There are plenty of great undiscovered artists out there, if only those in the know would bother to find them.
Instead, like some failed baseball team owners, or syndicated radio conglomerates, promoters have forgotten the minor leagues. They have been counting on the big names, the old masters, whose numbers are now, sadly, dwindling.
And it’s not just the promoters’ fault. A lot of fans remind me of the landlubbers left on shore when Columbus set out for the new world. These are the same people who figure that if they had been around in the old Chicago days, they would have signed the likes of Muddy Waters, Little Walter or B.B. King, when they got off the train from down South.
Yet, they won’t bother to check out new bands now.
It reminds me of a story harmonica player Mark Hummel tells of a trip to Europe with his band. They were unpacking at a club, and the owner came out and asked: “Where’s the black guy who fronts the band?”
When Hummel told him there wasn’t one, the manager told him not to bother setting up. They didn’t want to hear the blues unless it was from someone they viewed as traditional.
It’s just wrong. Especially from people who are supposed to be here for the love of music.
As a syndicated music critic for the past two decades, I’ve been lucky enough to be exposed to the best new stuff out there, and I can say with confidence, that a lof of it is as inspired, adventurous, grooveful and amazing as the music that we now considered classic.
And that’s what brought me here to Delta Groove. Founder Randy Chortkoff is in the process of compiling the country’s best stable of new blues artists. He’s got an ear for what’s new and different and the good taste to know where it fits in with what’s come before.
He won me over by signing Jason Ricci, who I would argue may be the most exciting harmonica player living today, the Little Walter of his day, with more than a dash of Sun Ra thrown in. Then, there’s Ana Popovic a ripping, take no prisoners guitarist who has the kind of blues authenticity that made Janis a household name.
He’s the Leonard Chess of his time, only he pays his performers fairly, and frankly, it’s a labor of love for him. He’s not getting rich.
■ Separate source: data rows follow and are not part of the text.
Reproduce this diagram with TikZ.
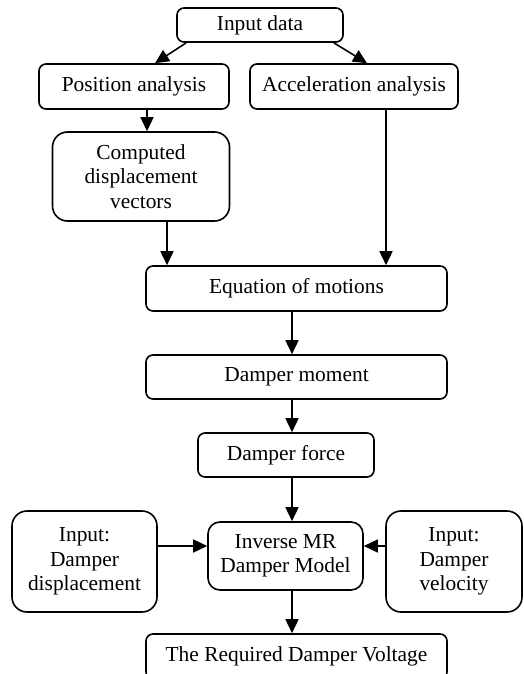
\documentclass[tikz,border=0pt]{standalone}
\usepackage{fontspec}
\setmainfont{Liberation Serif}
\usetikzlibrary{arrows.meta}

\begin{document}
\begin{tikzpicture}[
    x=1pt, y=-1pt,
    box/.style={rectangle, rounded corners=7pt, draw=black, line width=1.6pt, align=center, inner sep=2pt, font=\fontsize{21.4}{24.5}\selectfont},
    bigbox/.style={box, rounded corners=15pt},
    arrow/.style={-{Triangle[length=14pt, width=13pt]}, line width=1.6pt}
]
    \useasboundingbox (0,0) rectangle (524,674);

    % Blocks
    \node[box, minimum width=166pt, minimum height=34pt] (input) at (260,25) {Input data};
    \node[box, minimum width=190pt, minimum height=45pt] (pos) at (134,86.5) {Position analysis};
    \node[box, minimum width=208pt, minimum height=45pt] (acc) at (354,86.5) {Acceleration analysis};
    \node[bigbox, minimum width=177pt, minimum height=89pt] (comp) at (141,176.5) {Computed\\displacement\\vectors};
    \node[box, minimum width=301pt, minimum height=45pt] (eom) at (296.5,288.5) {Equation of motions};
    \node[box, minimum width=301pt, minimum height=44pt] (mom) at (296.5,377) {Damper moment};
    \node[box, minimum width=176pt, minimum height=44pt] (force) at (286,455) {Damper force};
    \node[box, rounded corners=12pt, minimum width=155pt, minimum height=68pt] (inv) at (285.5,556) {Inverse MR\\Damper Model};
    \node[bigbox, minimum width=145pt, minimum height=101pt] (indisp) at (84.5,561.5) {Input:\\Damper\\displacement};
    \node[bigbox, minimum width=136pt, minimum height=101pt] (invel) at (454,561.5) {Input:\\Damper\\velocity};
    \node[box, minimum width=301pt, minimum height=45pt] (volt) at (296.5,656.5) {The Required Damper Voltage};

    % Guide coordinates
    \coordinate (axis) at (292,0);
    \coordinate (side) at (0,546);

    % Top branches
    \draw[arrow] ([xshift=10pt]input.south west) -- ([xshift=21pt]pos.north);
    \draw[arrow] ([xshift=-10pt]input.south east) -- ([xshift=13pt]acc.north);
    \draw[arrow] ([xshift=13pt]pos.south) -- ([xshift=13pt]pos.south |- comp.north);
    \draw[arrow] ([xshift=26pt]comp.south) -- ([xshift=26pt]comp.south |- eom.north);
    \draw[arrow] ([xshift=32pt]acc.south) -- ([xshift=32pt]acc.south |- eom.north);

    % Main chain
    \draw[arrow] (eom.south -| axis) -- (mom.north -| axis);
    \draw[arrow] (mom.south -| axis) -- (force.north -| axis);
    \draw[arrow] (force.south -| axis) -- (inv.north -| axis);
    \draw[arrow] (inv.south -| axis) -- (volt.north -| axis);

    % Side inputs
    \draw[arrow] (indisp.east |- side) -- (inv.west |- side);
    \draw[arrow] (invel.west |- side) -- (inv.east |- side);

\end{tikzpicture}
\end{document}
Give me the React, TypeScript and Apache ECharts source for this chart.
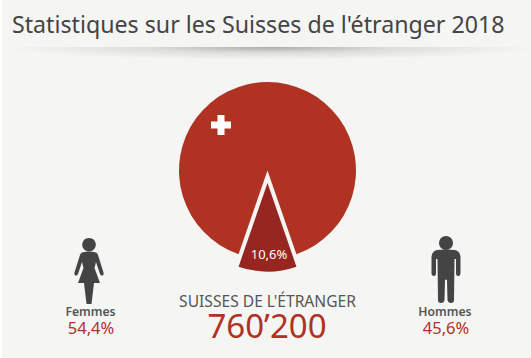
import React, { useEffect, useRef } from "react";
import * as echarts from "echarts";

const TITLE = "Statistiques sur les Suisses de l'étranger 2018";
const sliceNames = ["Suisses de l'étranger", "Reste"];
const sliceValues = [10.6, 89.4];
const sliceLabel = "10,6%";
const totalLabel = "SUISSES DE L'ÉTRANGER";
const totalValue = "760’200";
const genderNames = ["Femmes", "Hommes"];
const genderShares = ["54,4%", "45,6%"];

const RED = "#b03222";
const DARK_RED = "#96261f";
const GREY = "#444444";
const BG = "#f5f5f3";
const FONT = "'Noto Sans', sans-serif";

echarts.graphic.registerShape(
  "woman",
  echarts.graphic.extendPath(
    "M82 252.5 Q89 250.5 96 252.5 Q97.5 253 98 255 L103.5 272.5 Q104 275 102.5 275.5 Q101 276 100 274 L96 262 L94.5 268 L100 283 L94 283 L91.5 304 L86.5 304 L84 283 L78 283 L83.5 268 L82 262 L78 274 Q77 276 75.5 275.5 Q74 275 74.5 272.5 L80 255 Q80.5 253 82 252.5 Z",
    {}
  )
);
echarts.graphic.registerShape(
  "man",
  echarts.graphic.extendPath(
    "M437 250 Q446 249 455 250 Q460 251 460.5 257 L460.5 273 Q460.5 276 458 276 Q456 276 456 273 L456 259 L454.5 259 L454 300 Q454 303 451 303 Q448 303 447.5 300 L447 280 Q446 279 445 280 L444.5 300 Q444 303 441 303 Q438 303 438 300 L437.5 259 L436 259 L436 273 Q436 276 434 276 Q431.5 276 431.5 273 L431.5 257 Q432 251 437 250 Z",
    {}
  )
);

export default function App() {
  const ref = useRef<HTMLDivElement>(null);
  useEffect(() => {
    document.body.style.margin = "0";
    document.body.style.background = "#ffffff";
    const chart = echarts.init(ref.current!, null, { renderer: "svg" });
    const label = (x: number, y: number, text: string, fontSize: number, fill: string, fontWeight: any = 400) => ({
      type: "text",
      x,
      y,
      style: {
        text,
        fontSize,
        lineHeight: Math.round(fontSize * 0.85),
        fill,
        fontWeight,
        fontFamily: FONT,
        align: "center",
        verticalAlign: "middle",
      },
      z: 10,
    });
    chart.setOption({
      animation: false,
      graphic: [
        { type: "rect", shape: { x: 2, y: 0, width: 529, height: 358 }, style: { fill: BG }, z: -10, silent: true },
        {
          type: "ellipse",
          shape: { cx: 270, cy: 47, rx: 268, ry: 13 },
          style: {
            fill: {
              type: "radial",
              x: 0.5,
              y: 0.5,
              r: 0.5,
              colorStops: [
                { offset: 0, color: "rgba(0,0,0,0.3)" },
                { offset: 0.45, color: "rgba(0,0,0,0.1)" },
                { offset: 1, color: "rgba(0,0,0,0)" },
              ],
            },
          },
          z: -9,
          silent: true,
        },
        { type: "rect", shape: { x: 2, y: 0, width: 529, height: 47 }, style: { fill: BG }, z: -8, silent: true },
        {
          type: "text",
          x: 12,
          y: 24,
          style: { text: TITLE, fontSize: 23.2, fill: GREY, fontFamily: FONT, align: "left", verticalAlign: "middle" },
          z: 10,
        },
        { type: "rect", shape: { x: 211, y: 121.5, width: 20, height: 7 }, style: { fill: "#ffffff" }, z: 10 },
        { type: "rect", shape: { x: 217.5, y: 115, width: 7, height: 20 }, style: { fill: "#ffffff" }, z: 10 },
        { type: "woman", style: { fill: GREY }, z: 10 },
        { type: "circle", shape: { cx: 89, cy: 244.7, r: 6.8 }, style: { fill: GREY }, z: 10 },
        { type: "man", style: { fill: GREY }, z: 10 },
        { type: "circle", shape: { cx: 446, cy: 243, r: 7 }, style: { fill: GREY }, z: 10 },
        label(90.5, 311, genderNames[0], 12.2, "#555555", 600),
        label(91, 327, genderShares[0], 16.5, RED),
        label(445, 311, genderNames[1], 12.2, "#555555", 600),
        label(446, 327, genderShares[1], 16.5, RED),
        label(267.5, 301, totalLabel, 15.6, "#555555"),
        label(267, 325.5, totalValue, 33, RED),
        label(269, 254, sliceLabel, 13, "#ffffff"),
      ],
      series: [
        {
          type: "pie",
          center: [267.5, 170.5],
          radius: [0, 88.5],
          startAngle: -70.92,
          clockwise: true,
          selectedMode: "single",
          selectedOffset: 12.5,
          silent: true,
          label: { show: false },
          labelLine: { show: false },
          emphasis: { disabled: true },
          data: [
            {
              name: sliceNames[0],
              value: sliceValues[0],
              selected: true,
              itemStyle: { color: DARK_RED },
              select: { itemStyle: { color: DARK_RED } },
            },
            {
              name: sliceNames[1],
              value: sliceValues[1],
              itemStyle: { color: RED },
            },
          ],
        },
      ],
    });
    return () => chart.dispose();
  }, []);
  return <div ref={ref} style={{ position: "absolute", left: 0, top: 0, width: 531, height: 358 }} />;
}
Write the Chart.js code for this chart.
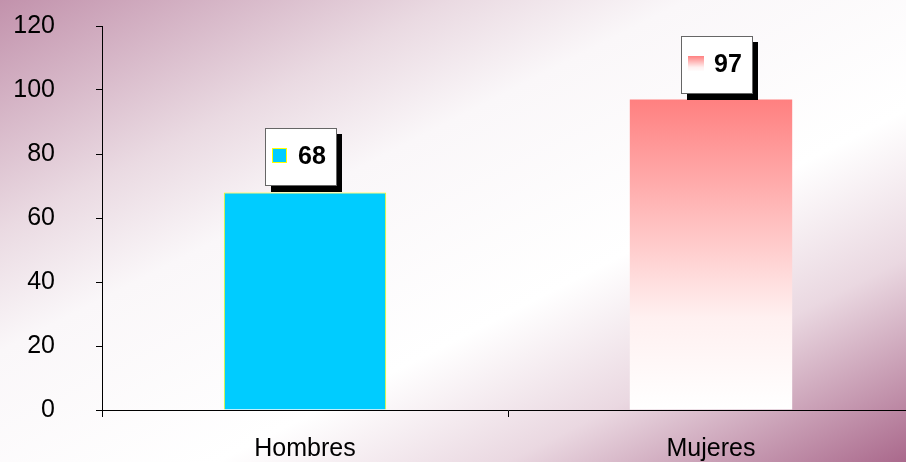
<!DOCTYPE html>
<html>
<head>
<meta charset="utf-8">
<script src="https://cdn.jsdelivr.net/npm/chart.js@4/dist/chart.umd.min.js"></script>
<style>
  html, body { margin: 0; padding: 0; background: #fff; overflow: hidden; }
  #wrap { width: 906px; height: 462px; overflow: hidden; }
</style>
</head>
<body>
<div id="wrap"><canvas id="barSexo" width="914" height="462"></canvas></div>
<script>
var categorias = ['Hombres', 'Mujeres'];
var valores = [68, 97];
var yMin = 0;
var yMax = 120;
var yPaso = 20;

var fuente = "'Liberation Sans', Arial, sans-serif";

// fondo con degradado en diagonal (rosado en dos esquinas)
var fondoPlugin = {
  id: 'fondo',
  beforeDraw: function(chart) {
    var ctx = chart.ctx;
    var w = chart.width, h = chart.height;
    ctx.save();
    var g = ctx.createLinearGradient(0, 0, 374, 733);
    g.addColorStop(0, 'rgb(194,146,172)');
    g.addColorStop(0.25, 'rgb(234,218,226)');
    g.addColorStop(0.38, 'rgb(250,247,249)');
    g.addColorStop(0.62, 'rgb(255,255,255)');
    g.addColorStop(0.78, 'rgb(234,216,225)');
    g.addColorStop(1, 'rgb(170,105,140)');
    ctx.fillStyle = g;
    ctx.fillRect(0, 0, w, h);
    ctx.restore();
  }
};

function degradadoMujeres(ctx, x, yTop, yBot) {
  var g = ctx.createLinearGradient(0, yTop, 0, yBot);
  g.addColorStop(0, '#FF8080');
  g.addColorStop(0.7, '#FFF0F0');
  g.addColorStop(1, '#FFFFFF');
  return g;
}

// etiquetas con caja y sombra
var etiquetaPlugin = {
  id: 'etiquetas',
  afterDatasetsDraw: function(chart) {
    var ctx = chart.ctx;
    var meta = chart.getDatasetMeta(0);
    ctx.save();
    meta.data.forEach(function(bar, i) {
      var bw = 71, bh = 57;
      var bx = Math.round(bar.x - 40 + i * 10);
      var by = Math.round(bar.y - 7 - bh);
      // sombra
      ctx.fillStyle = '#000';
      ctx.fillRect(bx + 6, by + 6, bw, bh + 1);
      // caja
      ctx.fillStyle = '#fff';
      ctx.fillRect(bx, by, bw, bh);
      ctx.strokeStyle = '#666';
      ctx.lineWidth = 1;
      ctx.strokeRect(bx + 0.5, by + 0.5, bw, bh);
      // clave
      var kx = bx + 7, ky = by + 20;
      if (i === 0) {
        ctx.fillStyle = '#00CCFF';
        ctx.fillRect(kx, ky, 15, 15);
        ctx.strokeStyle = '#FFFF00';
        ctx.strokeRect(kx + 0.5, ky + 0.5, 14, 14);
      } else {
        ctx.fillStyle = degradadoMujeres(ctx, kx, ky, ky + 16);
        ctx.fillRect(kx, ky, 16, 15);
      }
      ctx.fillStyle = '#000';
      ctx.font = 'bold 25px ' + fuente;
      ctx.textBaseline = 'middle';
      ctx.textAlign = 'left';
      ctx.fillText(String(valores[i]), bx + 33, by + bh / 2 + 1);
    });
    ctx.restore();
  }
};

var barCanvas = document.getElementById('barSexo').getContext('2d');

var barChart = new Chart(barCanvas, {
  type: 'bar',
  data: {
    labels: categorias,
    datasets: [{
      label: 'Sexo',
      data: valores,
      backgroundColor: function(c) {
        var area = c.chart.chartArea;
        if (!area) return '#00CCFF';
        if (c.dataIndex === 0) return '#00CCFF';
        var y = c.chart.scales.y.getPixelForValue(valores[1]);
        return degradadoMujeres(c.chart.ctx, 0, y, area.bottom);
      },
      borderColor: ['#FFFF00', 'rgba(0,0,0,0)'],
      borderWidth: [1, 0],
      barPercentage: 0.4,
      categoryPercentage: 1
    }]
  },
  options: {
    responsive: false,
    animation: false,
    layout: { padding: { top: 26, right: 0, left: 0, bottom: 0 } },
    plugins: {
      legend: { display: false },
      tooltip: { enabled: false },
      title: { display: false }
    },
    scales: {
      x: {
        afterFit: function(s) { s.height = 52; s.paddingLeft = 0; s.paddingRight = 0; },
        grid: { display: true, drawOnChartArea: false, tickLength: 7, color: '#000', offset: true },
        border: { display: true, color: '#000', width: 1 },
        ticks: { color: '#000', font: { family: fuente, size: 25 }, padding: 17 }
      },
      y: {
        min: yMin,
        max: yMax,
        afterFit: function(s) { s.width = 102; s.paddingTop = 0; s.paddingBottom = 0; },
        grid: { display: true, drawOnChartArea: false, tickLength: 6, color: '#000' },
        border: { display: true, color: '#000', width: 1 },
        ticks: { stepSize: yPaso, color: '#000', font: { family: fuente, size: 25 }, padding: 41 }
      }
    }
  },
  plugins: [fondoPlugin, etiquetaPlugin]
});
</script>
</body>
</html>
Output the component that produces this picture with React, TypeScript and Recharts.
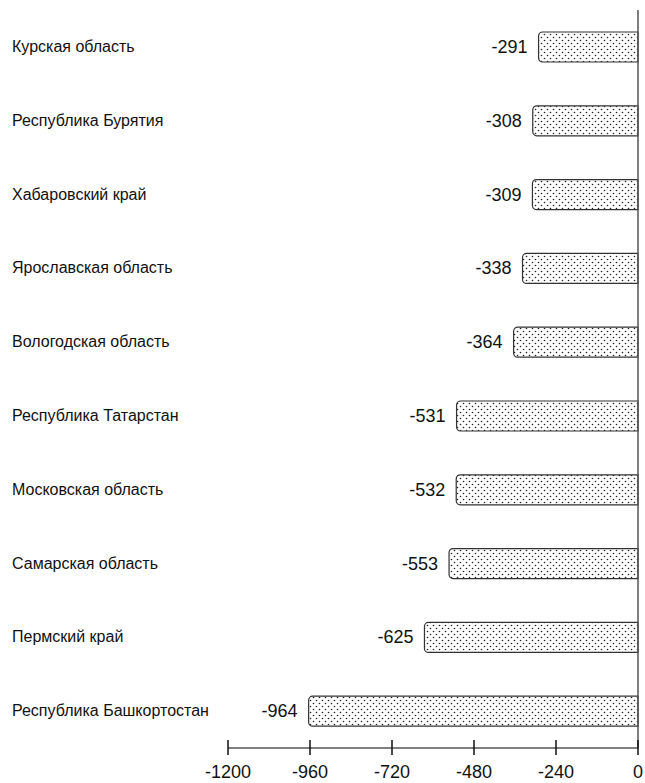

I’d like to think that if only the word got out about the music here, it would take off and we’d have another blues Rennaisance.
Hey, as Barack Obama’s victory in Iowa caucus just showed, maybe the winds of change are blowing for the better.
My goal in this space will be to introduce you to some of the artists I like here and to get behind the scenes with them. If you have questions, drop me an email and we can get them into interviews.
Chortkoff won me over by signing Jason Ricci, whom I would argue is the most exciting harmonica player today, the Little Walter of his day, with more than a dash of Sun Ra thrown in and a bit of Mick Jagger.
Then, there’s Ana Popovic, a ripping, take-no-prisoners guitarist who has the kind of blues voice that made Janis a household name.
And a Texas kid named Zito who gives me that chill. You know, the Johnny B. Goode, down by the railroad tracks rocking authenticity that sounds like the first time you heard Creedence, ZZ Top or Boz Scaggs. An original.
All of them are taking the blues somewhere fresh. So much so that Chortkoff created a new label called EclectoGroove to package them to people outside the blues niche.
In Silicon Valley, we call people who try new things first, early adaptors. In Columbus’s time, they called them discovers.
This is your chance to be one of them -- a pioneer-- to discover a brave new world of music that will convince you, as it did me, that the great stuff is still being recorded, right here, right now if only you can open your ears.
Let’s explore together and make sure we don’t miss the boat.